“Gossip Girl meets Percy Jackson in the glitz and grit of L.A...." In Hollywood’s underworld of demigods, druids, and ancient bonds, one girl has a dangerous future. Sage is eighteen, down on her luck, and struggling to survive on the streets of Los Angeles. Everything changes the night she’s invited to a party — one that turns out to be a trap. Thrust into a magical world hidden within the City of Angels, Sage discovers that she’s the daughter of a Celtic goddess, with powers that are only in their infancy. Now that she is of age, she’s asked to pledge her service to one of the five deities, all keen on winning her favor by any means possible. She has to admit that she’s tempted — especially when this new life comes with spells, Hollywood glam, and a bodyguard with secrets of his own. Not to mention a prince whose proposal could boost her rank in the Otherworld. As loyalties shift, and as the two men vie for her attention, Sage tries to figure out who to trust in a realm she doesn’t understand. One thing's for sure: the trap she’s in has bigger claws than she thought. And it’s going to take a lot more than magic for this Celtic demigoddess to make it out alive.
Fire and BoneFeatured
The story opens with Sage, a homeless teenager, discovering she’s actually a powerful demigoddess, coveted by many. Reeling from this drastic change and struggling to control her abilities, she begins to have strange, vivid dreams. Her protector, Faelan, another demigod, helps her navigate what’s happening, but the truth of who she is ends up being much darker than anyone expected.
This book is a complete and utter guilty pleasure. It’s lusty, romantic, and full of revenge. I enjoy the dual P.O.V. from Sage and Faelan, as they both have unique perspectives. Since they don’t necessarily communicate what they’re thinking with one another, it’s nice to have direct access to their minds. I also love how the author sets up the ultimate roadblock between Sage and Faelan. Faelan’s chastity vow makes a romantic relationship between them borderline dangerous, which immediately makes me as the reader more invested in them figuring it out.

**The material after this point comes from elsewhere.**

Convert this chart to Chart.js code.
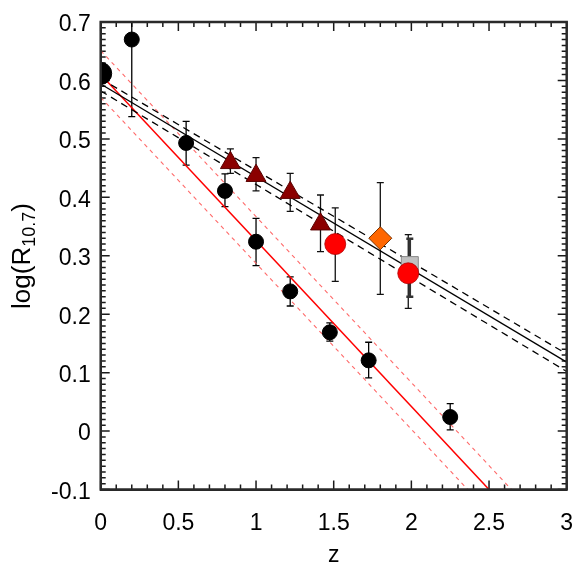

The writing overall is good enough. There are moments when the dialogue is unnatural, or even a bit sexist. Though it’s offsetting at first, remembering that the male characters are from hundreds of years ago and are products of their time help to see past that. FIRE AND BONE also cashes in on a few tropes, particularly the one in which the main character is considered unattractive until she gains her powers. It reminds me of the TWILIGHT series when Bella becomes a vampire and is magically less awkward and more beautiful. I’m not a huge fan of this trope or how it was used in this book. Marks discusses Sage’s disappointing looks too often. While it may be a reality of Los Angeles culture, it’s quite tiresome.
With that being said, FIRE AND BONE is pure entertainment. It’s the perfect book for anyone needing a fun escape from the real world. I continually looked forward to reading it and honestly, cannot wait for the next installment. The story ends on quite a cliffhanger and I am certain this is only the beginning for Sage.